Özcan, Ljubicic und Schaub bringen viel frischen Wind
Wie schon so oft in dieser Saison kam der entscheidende Impuls zur Wende von der Bank. Drei Minuten nach dem 0:2 wechselte Baumgart dreifach und brachte Ljubicic, Louis Schaub und Salih Özcan für Jannes Horn sowie die enttäuschenden Ondrej Duda und Florian Kainz. Skhiris schneller Anschlusstreffer per Flugkopfball tat dann sein Übriges. „Ich hatte ein richtig gutes Gefühl nach dem 1:2, weil wir es relativ früh gemacht haben.

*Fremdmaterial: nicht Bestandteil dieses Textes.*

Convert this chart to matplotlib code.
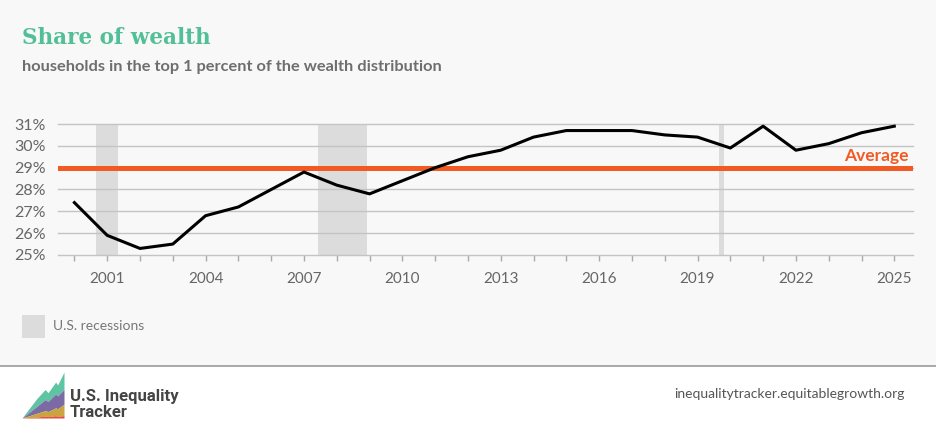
import numpy as np
import matplotlib.pyplot as plt
from matplotlib.patches import Rectangle
from matplotlib.lines import Line2D

# data
years = list(range(2000, 2026))
share = [27.4, 25.9, 25.3, 25.5, 26.8, 27.2, 28.0, 28.8, 28.2, 27.8,
         28.4, 29.0, 29.5, 29.8, 30.4, 30.7, 30.7, 30.7, 30.5, 30.4,
         29.9, 30.9, 29.8, 30.1, 30.6, 30.9]
average = 28.97
recession_start = [2000.67, 2007.43, 2019.64]
recession_end = [2001.33, 2008.93, 2019.80]
tick_years = [2001, 2004, 2007, 2010, 2013, 2016, 2019, 2022, 2025]
pct_ticks = [25, 26, 27, 28, 29, 30, 31]

W, H = 936, 424
BG = '#f8f8f8'
GREEN = '#52bf98'
ORANGE = '#f25a24'
REC = '#dcdcdc'

fig = plt.figure(figsize=(W / 100, H / 100), dpi=100)
fig.patch.set_facecolor('white')

# grey upper panel
fig.add_artist(Rectangle((0, 1 - 366 / H), 1, 366 / H, transform=fig.transFigure,
                         facecolor=BG, edgecolor='none', zorder=0))
fig.add_artist(Line2D([0, 1], [1 - 366 / H] * 2, transform=fig.transFigure,
                      color='#9a9a9a', lw=1.2))

ax = fig.add_axes([58 / W, 1 - 255 / H, (913 - 58) / W, (255 - 124) / H])
ax.set_facecolor(BG)
ax.set_xlim(1999.5, 2025.57)
ax.set_ylim(25, 31)

for s, e in zip(recession_start, recession_end):
    ax.axvspan(s, e, color=REC, lw=0, zorder=1)

for v in pct_ticks:
    ax.axhline(v, color='#c4c4c4', lw=1, zorder=2, clip_on=False)

ax.axhline(average, color=ORANGE, lw=3.6, zorder=3)
ax.text(2025.45, average + 0.2, 'Average', color=ORANGE, fontsize=12.5,
        fontweight='bold', ha='right', va='bottom', family='Lato', zorder=4)

ax.plot(years, share, color='black', lw=2.2, zorder=5, clip_on=False)

for sp in ax.spines.values():
    sp.set_visible(False)

ax.set_yticks(pct_ticks)
ax.set_yticklabels([f'{v}%' for v in pct_ticks])
ax.set_xticks(tick_years)
ax.set_xticklabels([str(y) for y in tick_years])
ax.set_xticks(years, minor=True)
ax.tick_params(axis='y', length=0, pad=9, labelsize=11.5, labelcolor='#666666')
ax.tick_params(axis='x', which='both', length=4, width=1, color='#aaaaaa',
               pad=8, labelsize=11, labelcolor='#666666')
for lab in ax.get_xticklabels() + ax.get_yticklabels():
    lab.set_family('Lato')

# titles
fig.text(22 / W, 1 - 38 / H, 'Share of wealth', color=GREEN, fontsize=15.5,
         fontweight='bold', family='DejaVu Serif', va='center', ha='left')
fig.text(22 / W, 1 - 67 / H, 'households in the top 1 percent of the wealth distribution',
         color='#6e6e6e', fontsize=11.8, fontweight='bold', family='Lato',
         va='center', ha='left')

# legend
fig.add_artist(Rectangle((22 / W, 1 - 338 / H), 23 / W, 23 / H,
                         transform=fig.transFigure, facecolor=REC, edgecolor='none'))
fig.text(53 / W, 1 - 326 / H, 'U.S. recessions', color='#777777', fontsize=10,
         family='Lato', va='center', ha='left')

# footer logo
lax = fig.add_axes([22 / W, 1 - 418 / H, 42 / W, 46 / H])
lax.set_xlim(0, 1)
lax.set_ylim(0, 1)
lax.axis('off')
lx = [0, 0.35, 0.55, 0.62, 0.8, 0.85, 1.0]
top1 = [0, 0.42, 0.62, 0.55, 0.78, 0.72, 1.0]
top2 = [0, 0.25, 0.40, 0.36, 0.52, 0.48, 0.62]
top3 = [0, 0.10, 0.16, 0.14, 0.22, 0.20, 0.30]
top4 = [0, 0.02, 0.04, 0.03, 0.05, 0.04, 0.05]
lax.fill_between(lx, top2, top1, color='#5fc4a3', lw=0)
lax.fill_between(lx, top3, top2, color='#7b6aa4', lw=0)
lax.fill_between(lx, top4, top3, color='#c9a43f', lw=0)
lax.fill_between(lx, 0, top4, color='#e0503a', lw=0)

fig.text(70 / W, 1 - 401 / H, 'U.S. Inequality', color='#444444', fontsize=12,
         fontweight='bold', family='Roboto', va='baseline', ha='left')
fig.text(70 / W, 1 - 417 / H, 'Tracker', color='#444444', fontsize=12,
         fontweight='bold', family='Roboto', va='baseline', ha='left')
fig.text(905 / W, 1 - 394 / H, 'inequalitytracker.equitablegrowth.org', color='#555555',
         fontsize=10, family='Lato', va='center', ha='right')

fig.savefig('out.png', dpi=100, facecolor=fig.get_facecolor())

Das Stadion war dann auch wieder voll da“, sagte Schaub. Der Österreicher und sein Landsmann Ljubicic belebten die vorher lahmenden Flügel gegen immer müder werdende Mainzer. Für die 05er war Müngersdorf nach Gladbach (1:1) und Augsburg (1:2) das dritte Auswärtsspiel in einer Woche.
Ein ganz großer Faktor war auch Salih Özcan. Der frisch gebackene türkische Nationalspieler hatte sich nach einer Corona-Infektion am Freitag noch frei testen können und ging ohne eine einzige Trainingseinheit in der vergangenen Woche auf den Platz. Für seinen stabilen und zweikampfstarken Auftritt verteilte Steffen Baumgart sogar eines seiner ganz raren Sonderkomplimente. „Er ist im Moment nicht zu ersetzen. Das sage ich selten. Heute hat man gesehen, mit welcher Mentalität er unterwegs ist und welche Präsenz er im Mittelfeld hat. Das hat uns vorher gefehlt.“ Nächsten Samstag beim Derby in Gladbach wird Özcan von Anfang an dabei sein.